Die oproep deed Ineke Roos-De Pater zaterdag tijdens de toerustingsbijeenkomst van de Bond van Hervormde Zondagsscholen op gereformeerde grondslag. De bijeenkomst in De Aker te Putten trok ongeveer honderd leidinggevenden. Een van hen was Roos, die al zo’n dertig jaar bij het werk op de zondagschool betrokken is, nu in Moerkapelle. Zij hield een lezing over de verwerking van het Bijbelverhaal.
Eerst ging ze in op het vertellen zelf. „Christelijke kinderen kennen de Bijbelverhalen en hebben die al heel wat keren gehoord. De verhalen moeten hun spanning behouden. Vertel alsof je tussen die mensen hebt gestaan bij de berechting van de Heere Jezus en meegeroepen hebt. Als er geen spanning in het verhaal zit, beleven de kinderen niets: de diepte van ons bestaan niet en de liefde van God niet.”
Roos vindt het belangrijk dat een verwerking goed aansluit op de vertelling. Ze gaf als voorbeeld de vraag: „Wat zou jij doen als je een briefje van 50 euro had?” Ze liet kinderen die op papier beantwoorden, zowel voor- als nadat ze het verhaal van de rijke dwaas vertelde. De antwoorden verschilden duidelijk van elkaar.
Bij het Bijbelverhaal uit Jozua 4 over de stenen in de Jordaan kan de leerkracht zelf stenen meenemen en de kinderen daarop een herinneringen laten schrijven, aldus Roos die dat ook daadwerkelijk gedaan heeft met stenen uit de rivier de Rotte. Bij de gelijkenis van de verloren zoon liet ze eens de kinderen vooraf opschrijven wat ze wisten over de vader, de oudste en de jongste zoon. Na de vertelling mochten ze hun gegevens aanvullen. Die aanvulling kwam er.
„De verwerking zet het doel van de vertelling in de schijnwerpers”, zei A. Baarssen tijdens een workshop. Hij gaf als voorbeeld een les die hij gegeven had rond de dood van Johannes de Doper. Het doel van de les was de uitwerking van Johannes 5:35, waar staat dat Johannes een brandende en lichtende kaars was en daarmee een voorbeeld was. Baarssen nam de kaars mee, stak die voor de vertelling aan en vroeg de kinderen op te letten wat ermee gebeurde. Na de vertelling blies hij de kaars uit. „Elk kind begreep dat Johannes de Doper een brandende en lichtende kaars was.” Ten slotte liet hij het vers zingen: „Jezus zegt dat Hij hier van ons verwacht dat wij zijn als kaarsjes, brandend in de nacht.”

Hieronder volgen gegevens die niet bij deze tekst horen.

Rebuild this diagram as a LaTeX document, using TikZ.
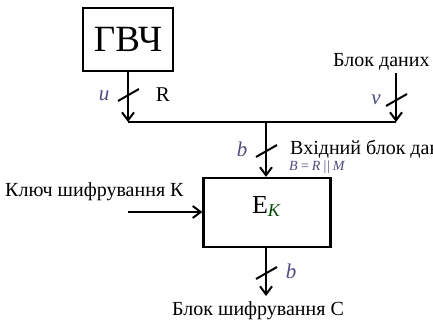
\documentclass[tikz,border=0pt]{standalone}
\usepackage{fontspec}
\setmainfont{Liberation Serif}
\usetikzlibrary{arrows.meta}
\begin{document}
\begin{tikzpicture}[x=1pt,y=-1pt,
  blk/.style={draw,line width=2.2pt,fill=white,inner sep=0pt},
  conn/.style={line width=2.2pt},
  arr/.style={conn,-{Straight Barb[length=8pt,width=12pt,line width=2pt]}},
  slash/.style={line width=2pt},
  txt/.style={font=\fontsize{20}{22}\selectfont,inner sep=0pt,anchor=west},
  lbl/.style={font=\fontsize{21}{23}\selectfont\itshape,text=black!50!blue!40!gray,inner sep=0pt}]
\clip (0,0) rectangle (433,324);
\useasboundingbox (0,0) rectangle (433,324);
\fill[white] (0,0) rectangle (433,324);
\node[blk,minimum width=90pt,minimum height=63pt,font=\fontsize{37}{40}\selectfont] (g) at (128,39.5) {ГВЧ};
\node[blk,minimum width=127pt,minimum height=69pt] (e) at (267,212.5) {};
\node[inner sep=0pt,font=\fontsize{26}{28}\selectfont] (ek) at (266,206) {E\textit{\fontsize{18}{20}\selectfont\raisebox{-3pt}{\color{green!30!black}K}}};
\coordinate (jl) at (128,122);
\coordinate (jr) at (396,122);
\coordinate (jm) at (266,122);
\coordinate (din) at (396,73);
\coordinate (kin) at (128,212);
\coordinate (out) at (266,296);
\draw[arr] (g.south) -- (jl);
\draw[conn] (jl) -- (jr);
\draw[arr] (din) -- (jr);
\draw[arr] (jm) -- (jm |- e.north);
\draw[arr] (kin) -- (kin -| e.west);
\draw[arr] (e.south -| out) -- (out);
% slashes
\draw[slash] (118,101) -- (139,89);
\draw[slash] (386,106) -- (407,94);
\draw[slash] (256,157) -- (277,145);
\draw[slash] (256,279) -- (277,267);
% labels
\node[lbl] (lu) at (104,96) {u};
\node[inner sep=0pt,font=\fontsize{21}{23}\selectfont] (lr) at (163,95) {R};
\node[lbl] (lv) at (376,100) {v};
\node[lbl] (lb1) at (242,149) {b};
\node[lbl] (lb2) at (291,271) {b};
\node[txt] (t1) at (333,62) {Блок даних};
\node[txt] (t2) at (290,149) {Вхідний блок даних};
\node[lbl,anchor=west,font=\fontsize{14}{15}\selectfont\itshape] (t3) at (289,167) {B\,=\,R\,||\,M};
\node[txt] (t4) at (5,192) {Ключ шифрування К};
\node[txt] (t5) at (172,311) {Блок шифрування С};
\end{tikzpicture}
\end{document}
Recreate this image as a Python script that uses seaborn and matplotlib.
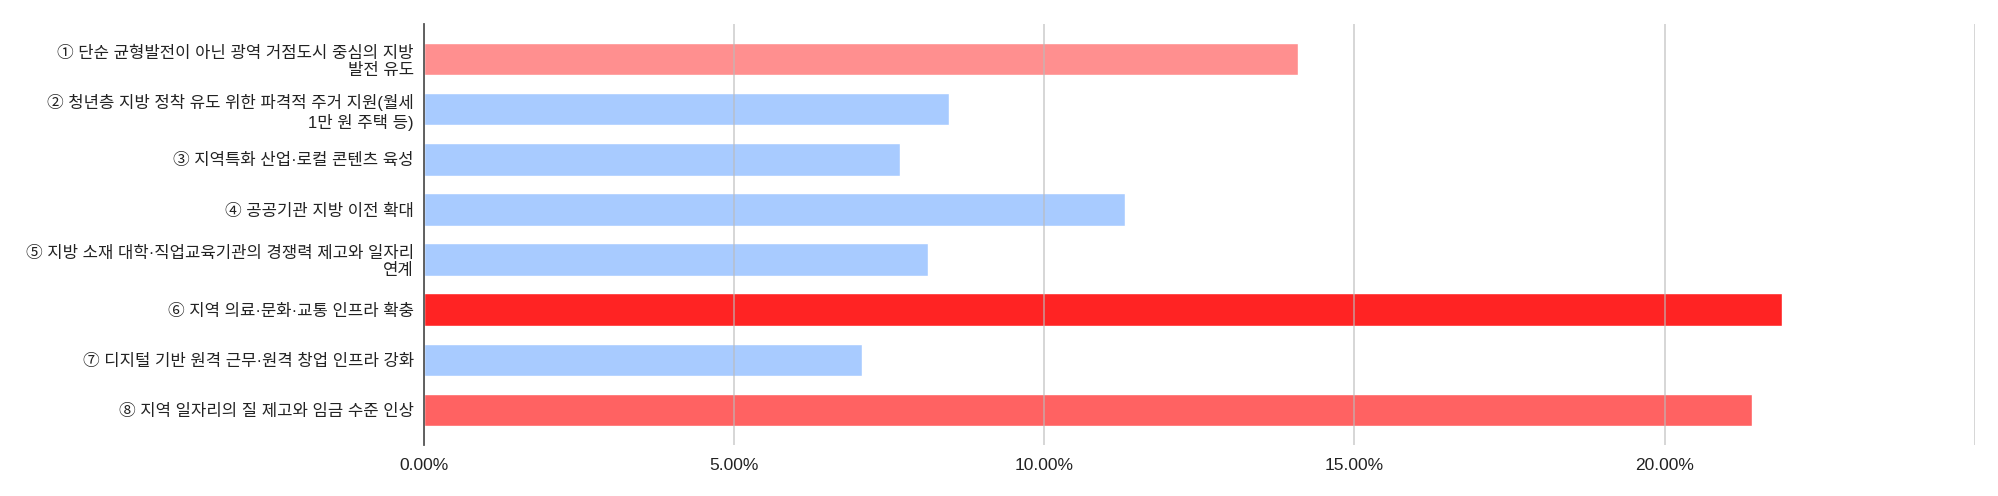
import matplotlib
matplotlib.use("Agg")
import matplotlib.pyplot as plt
import seaborn as sns
import pandas as pd
from matplotlib.ticker import FuncFormatter, MultipleLocator

categories = [
    "① 단순 균형발전이 아닌 광역 거점도시 중심의 지방\n발전 유도",
    "② 청년층 지방 정착 유도 위한 파격적 주거 지원(월세\n1만 원 주택 등)",
    "③ 지역특화 산업·로컬 콘텐츠 육성",
    "④ 공공기관 지방 이전 확대",
    "⑤ 지방 소재 대학·직업교육기관의 경쟁력 제고와 일자리\n연계",
    "⑥ 지역 의료·문화·교통 인프라 확충",
    "⑦ 디지털 기반 원격 근무·원격 창업 인프라 강화",
    "⑧ 지역 일자리의 질 제고와 임금 수준 인상",
]
values = [14.10, 8.47, 7.68, 11.31, 8.13, 21.89, 7.06, 21.41]
colors = ["#FF8F8F", "#A8CBFF", "#A8CBFF", "#A8CBFF", "#A8CBFF", "#FF2323", "#A8CBFF", "#FF6262"]

sns.set_theme(style="white")
plt.rcParams["font.family"] = ["Liberation Sans", "Noto Sans CJK KR", "DejaVu Sans"]

df = pd.DataFrame({"category": categories, "value": values})

fig = plt.figure(figsize=(19.99, 4.96), dpi=100)
ax = fig.add_axes([0.2119, 0.1028, 0.9879 - 0.2119, 0.9516 - 0.1028])

sns.barplot(data=df, y="category", x="value", hue="category", palette=colors,
            legend=False, width=0.65, orient="h", ax=ax, saturation=1, zorder=2)

ax.set_xlim(0, 25)
ax.set_ylim(7.7, -0.7)
ax.xaxis.set_major_locator(MultipleLocator(5))
ax.xaxis.set_major_formatter(FuncFormatter(lambda v, p: "" if v >= 25 else f"{v:.2f}%"))
ax.grid(axis="x", color="#BBBBBB", linewidth=1.4, alpha=0.6, zorder=3)
ax.set_axisbelow(False)
ax.set_xlabel("")
ax.set_ylabel("")

for s in ["top", "right", "bottom"]:
    ax.spines[s].set_visible(False)
ax.spines["left"].set_color("#555555")
ax.spines["left"].set_linewidth(1.3)
ax.spines["left"].set_zorder(4)

ax.tick_params(axis="x", length=0, pad=9, labelsize=12.5, labelcolor="#222222")
ax.tick_params(axis="y", length=0, pad=7, labelsize=12, labelcolor="#222222")
for t in ax.get_yticklabels():
    t.set_linespacing(1.2)
    t.set_horizontalalignment("right")
    t.set_multialignment("right")

fig.savefig("out.png", dpi=100)
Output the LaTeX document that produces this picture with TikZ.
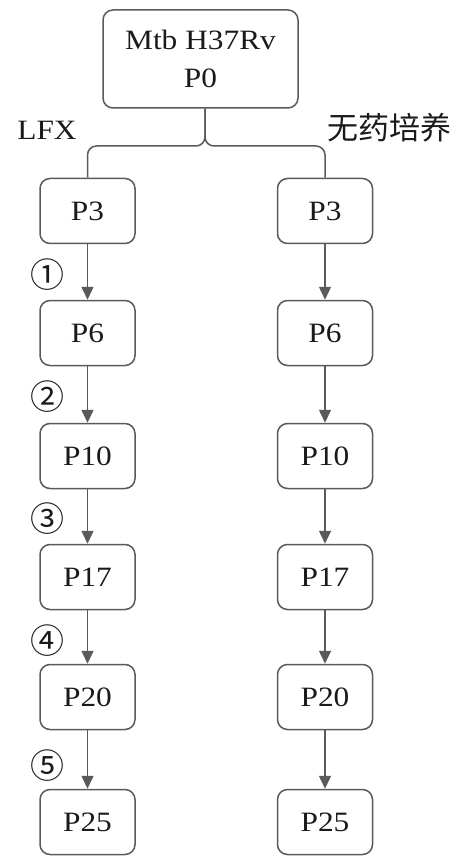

Bij dit verhaal had ook een ander doel gesteld kunnen worden, zei de zondagsschoolmeester en geschiedenisdocent uit Urk. „Als je de aandacht vooral op de zonde van Herodes richt, kun je na de vertelling een gesprek hebben over de gevolgen van het leven in de zonde. Als je focust op Johannes de Doper in de gevangenis, kun je het na de vertelling hebben over christenvervolging en kaarten sturen naar vervolgde christenen.”
Tijdens de bijeenkomst werd de opbrengst van de actie voor een nieuw lokaal voor een zondagsschool in Kenia bekendgemaakt. Bestuurslid C. M. Codée overhandigde een estafettestokje aan directeur ds. J. Ouwenhand van zendingsorganisatie GZB. De actie heeft in totaal ruim 18.000 euro opgebracht. Het komende jaar voeren de zondagsscholen actie voor een project van de stichting Hulp Oost-Europa dat gericht is op Romakinderen in Oekraïne.
De bijeenkomst werd geopend door ds. P. van Duijvenboden, voorzitter van de bond. Hij hield een meditatie over het werk van de Heilige Geest. „De Geest confronteert ons met de heilige God en met ons eigen zondige ik. Hij kan ons gebruiken zoals Hij Petrus tijdens de Pinksterdag gebruikte. Het beste wat kinderen kan overkomen is de confrontatie met de Heilige Geest.”